Столпившиеся вокруг люди вздохнули с облегчением, а Калигула, залившись слезами, вновь кинулся к сестре, желая заключить ее в объятия, но был перехвачен Макроном:
— Цезарь, твоя сестра еще очень слаба. Позволь, я позову носильщиков, чтобы они отнесли Юлию Друзиллу во дворец. Скорее всего, ей стало плохо из-за жары, и дворцовая прохлада быстро вернет ее к жизни.
— Да-да, — забормотал вдруг Калигула, стискивая руки своего префекта так, что на них остались синие пятна от его пальцев, — сделай что-нибудь. Этого не должно быть… Я не знаю, что сейчас сделаю…
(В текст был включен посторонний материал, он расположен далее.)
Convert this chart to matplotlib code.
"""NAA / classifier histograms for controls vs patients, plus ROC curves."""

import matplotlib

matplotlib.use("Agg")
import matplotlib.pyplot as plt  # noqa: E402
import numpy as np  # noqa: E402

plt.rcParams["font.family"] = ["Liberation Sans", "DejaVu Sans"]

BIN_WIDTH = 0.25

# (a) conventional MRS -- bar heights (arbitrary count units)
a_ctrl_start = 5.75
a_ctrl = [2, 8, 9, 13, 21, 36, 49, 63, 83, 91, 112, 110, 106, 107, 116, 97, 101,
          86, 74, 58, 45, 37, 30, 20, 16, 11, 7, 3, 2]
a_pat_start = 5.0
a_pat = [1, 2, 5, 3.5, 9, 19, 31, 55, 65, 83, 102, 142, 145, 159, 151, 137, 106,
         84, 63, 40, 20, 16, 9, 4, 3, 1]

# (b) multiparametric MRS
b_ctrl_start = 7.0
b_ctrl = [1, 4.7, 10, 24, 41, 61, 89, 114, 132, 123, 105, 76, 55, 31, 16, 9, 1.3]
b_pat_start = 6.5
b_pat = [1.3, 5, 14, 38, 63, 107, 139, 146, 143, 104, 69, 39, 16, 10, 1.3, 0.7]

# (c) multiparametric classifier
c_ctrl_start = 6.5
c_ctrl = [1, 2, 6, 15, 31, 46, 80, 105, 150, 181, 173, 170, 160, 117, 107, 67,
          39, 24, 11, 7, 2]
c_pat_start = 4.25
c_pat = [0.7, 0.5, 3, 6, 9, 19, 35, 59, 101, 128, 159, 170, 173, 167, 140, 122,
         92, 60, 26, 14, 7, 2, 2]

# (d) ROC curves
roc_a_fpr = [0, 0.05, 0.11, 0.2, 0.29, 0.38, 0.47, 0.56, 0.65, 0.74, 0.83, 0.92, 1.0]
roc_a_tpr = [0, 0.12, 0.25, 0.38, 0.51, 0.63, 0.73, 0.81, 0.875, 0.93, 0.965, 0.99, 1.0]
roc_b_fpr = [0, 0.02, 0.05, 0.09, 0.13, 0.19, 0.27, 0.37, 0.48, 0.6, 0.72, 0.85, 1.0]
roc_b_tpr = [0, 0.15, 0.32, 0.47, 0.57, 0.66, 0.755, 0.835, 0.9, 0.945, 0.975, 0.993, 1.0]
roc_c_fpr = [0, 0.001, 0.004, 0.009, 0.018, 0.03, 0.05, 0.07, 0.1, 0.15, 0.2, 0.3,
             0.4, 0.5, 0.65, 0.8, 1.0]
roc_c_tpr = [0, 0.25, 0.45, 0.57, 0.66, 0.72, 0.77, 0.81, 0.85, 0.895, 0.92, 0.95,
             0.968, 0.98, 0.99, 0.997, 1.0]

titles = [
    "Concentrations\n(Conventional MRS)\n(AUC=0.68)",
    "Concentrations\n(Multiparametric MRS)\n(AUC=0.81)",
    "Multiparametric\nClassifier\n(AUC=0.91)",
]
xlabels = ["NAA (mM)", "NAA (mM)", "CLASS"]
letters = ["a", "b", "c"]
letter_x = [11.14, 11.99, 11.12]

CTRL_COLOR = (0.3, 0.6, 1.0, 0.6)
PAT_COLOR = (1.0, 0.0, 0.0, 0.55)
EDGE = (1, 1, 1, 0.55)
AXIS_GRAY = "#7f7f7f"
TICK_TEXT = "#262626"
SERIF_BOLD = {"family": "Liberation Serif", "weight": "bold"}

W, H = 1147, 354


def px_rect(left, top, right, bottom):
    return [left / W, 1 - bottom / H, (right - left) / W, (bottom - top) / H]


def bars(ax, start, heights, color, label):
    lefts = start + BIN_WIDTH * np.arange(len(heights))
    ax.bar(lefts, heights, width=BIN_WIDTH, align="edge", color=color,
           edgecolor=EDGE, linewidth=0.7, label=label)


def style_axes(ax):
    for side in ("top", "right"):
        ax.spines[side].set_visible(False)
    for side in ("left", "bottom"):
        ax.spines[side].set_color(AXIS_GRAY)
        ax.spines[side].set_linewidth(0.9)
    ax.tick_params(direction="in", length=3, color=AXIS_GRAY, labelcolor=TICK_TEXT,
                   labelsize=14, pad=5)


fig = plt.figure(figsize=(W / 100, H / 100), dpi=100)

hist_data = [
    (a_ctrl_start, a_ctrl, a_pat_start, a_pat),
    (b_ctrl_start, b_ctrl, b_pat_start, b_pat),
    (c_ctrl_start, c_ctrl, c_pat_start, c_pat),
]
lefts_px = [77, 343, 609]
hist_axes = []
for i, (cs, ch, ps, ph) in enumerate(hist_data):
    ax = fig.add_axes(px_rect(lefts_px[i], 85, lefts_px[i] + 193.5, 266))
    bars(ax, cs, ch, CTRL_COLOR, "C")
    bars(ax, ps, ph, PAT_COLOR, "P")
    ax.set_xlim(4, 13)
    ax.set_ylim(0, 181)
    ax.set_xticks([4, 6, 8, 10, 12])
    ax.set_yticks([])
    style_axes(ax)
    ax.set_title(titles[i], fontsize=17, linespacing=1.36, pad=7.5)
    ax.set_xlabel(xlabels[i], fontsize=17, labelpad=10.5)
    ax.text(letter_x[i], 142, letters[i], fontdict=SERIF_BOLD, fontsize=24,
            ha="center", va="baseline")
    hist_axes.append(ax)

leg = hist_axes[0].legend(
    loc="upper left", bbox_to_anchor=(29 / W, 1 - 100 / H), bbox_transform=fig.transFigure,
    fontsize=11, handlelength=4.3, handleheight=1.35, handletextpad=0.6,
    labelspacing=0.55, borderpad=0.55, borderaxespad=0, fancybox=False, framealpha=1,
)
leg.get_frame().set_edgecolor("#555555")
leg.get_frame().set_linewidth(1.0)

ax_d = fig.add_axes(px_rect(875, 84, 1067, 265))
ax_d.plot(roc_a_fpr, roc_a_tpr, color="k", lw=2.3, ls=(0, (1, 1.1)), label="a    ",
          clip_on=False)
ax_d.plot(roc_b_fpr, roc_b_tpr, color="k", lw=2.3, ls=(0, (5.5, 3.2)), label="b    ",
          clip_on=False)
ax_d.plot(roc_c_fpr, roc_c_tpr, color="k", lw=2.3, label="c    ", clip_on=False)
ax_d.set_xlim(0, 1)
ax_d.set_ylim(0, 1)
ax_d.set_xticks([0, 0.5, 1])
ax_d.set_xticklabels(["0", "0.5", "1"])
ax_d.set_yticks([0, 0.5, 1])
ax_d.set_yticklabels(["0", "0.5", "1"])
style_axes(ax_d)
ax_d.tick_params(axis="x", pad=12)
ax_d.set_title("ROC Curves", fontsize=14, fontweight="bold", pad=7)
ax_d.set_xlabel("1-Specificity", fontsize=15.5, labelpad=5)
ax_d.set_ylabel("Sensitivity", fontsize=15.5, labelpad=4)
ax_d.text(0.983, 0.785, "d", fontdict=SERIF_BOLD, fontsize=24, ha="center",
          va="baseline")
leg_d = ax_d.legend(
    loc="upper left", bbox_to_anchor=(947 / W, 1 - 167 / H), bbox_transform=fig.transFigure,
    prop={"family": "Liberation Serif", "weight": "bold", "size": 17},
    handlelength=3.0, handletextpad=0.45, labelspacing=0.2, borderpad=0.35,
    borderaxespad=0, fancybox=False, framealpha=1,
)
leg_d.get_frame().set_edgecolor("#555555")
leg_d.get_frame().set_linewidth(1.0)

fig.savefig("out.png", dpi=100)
— Слушаюсь, Цезарь, — склонил голову Макрон, бросив выразительный взгляд на Мессалину, мол, вот твой шанс, прояви женскую заботу и она, возможно, окупится сторицей.
Поняв указание, девушка робко тронула Калигулу за ладонь своими длинными мягкими пальцами, унизанными дорогими перстнями:
— Гай Цезарь, мой принцепс, все будет хорошо. Мы будем молить богов за твою сестру, всеми нами любимую Друзиллу, и она обязательно поправится. А сейчас нам надо поторопиться во дворец. Там ей будет легче, а тебя ждет обед. Ты обязательно должен подкрепиться перед боем. Тысячи людей пришли сюда только потому, что слышали о твоем намерении сразиться с мирмиллоном. Твой народ мечтает увидеть своего принцепса, в жилах которого течет кровь лучших военачальников Рима, победителем.
— И богов!
— И богов! Все знают, что ты любимец Юпитера, недаром Гая Цезаря величают в народе Юпитером Латинским. Уверена, что тебе сегодня во всем будет сопутствовать удача!
Упоминание об ожидавшем его успехе произвело на Калигулу магическое действие. Мгновенно успокоившись, он принял величественную позу и если и не забыл о своей сестре, то уже не бился в истерике.
Благодарно кивнув Мессалине, Макрон помог еще очень слабой Друзилле перебраться на носилки и расположиться в них со всем возможным комфортом, после чего процессия во главе с Калигулой и Мессалиной, с которой принцепс не пожелал расстаться, презрев недовольство Ливиллы, оскорбленной выбором брата, тронулась во дворец. Что ж, голубушка, надо было не стоять, словно деревянная мета в Большом цирке, а утешать своего брата!
От этой мысли Мессалина расплылась в улыбке, чувствуя себя на вершине блаженства. Макрон, как всегда, был прав: сегодня ее день!
Когда Макрон, неся на руках Друзиллу, вошел в ее спальню и положил девушку на постель, из-за занавесей выскользнула гибкая фигура глядящей исподлобья женщины, которая кинулась к ложу с криком:
— Моя домина, что с вами стряслось? Горе мне, о, горе!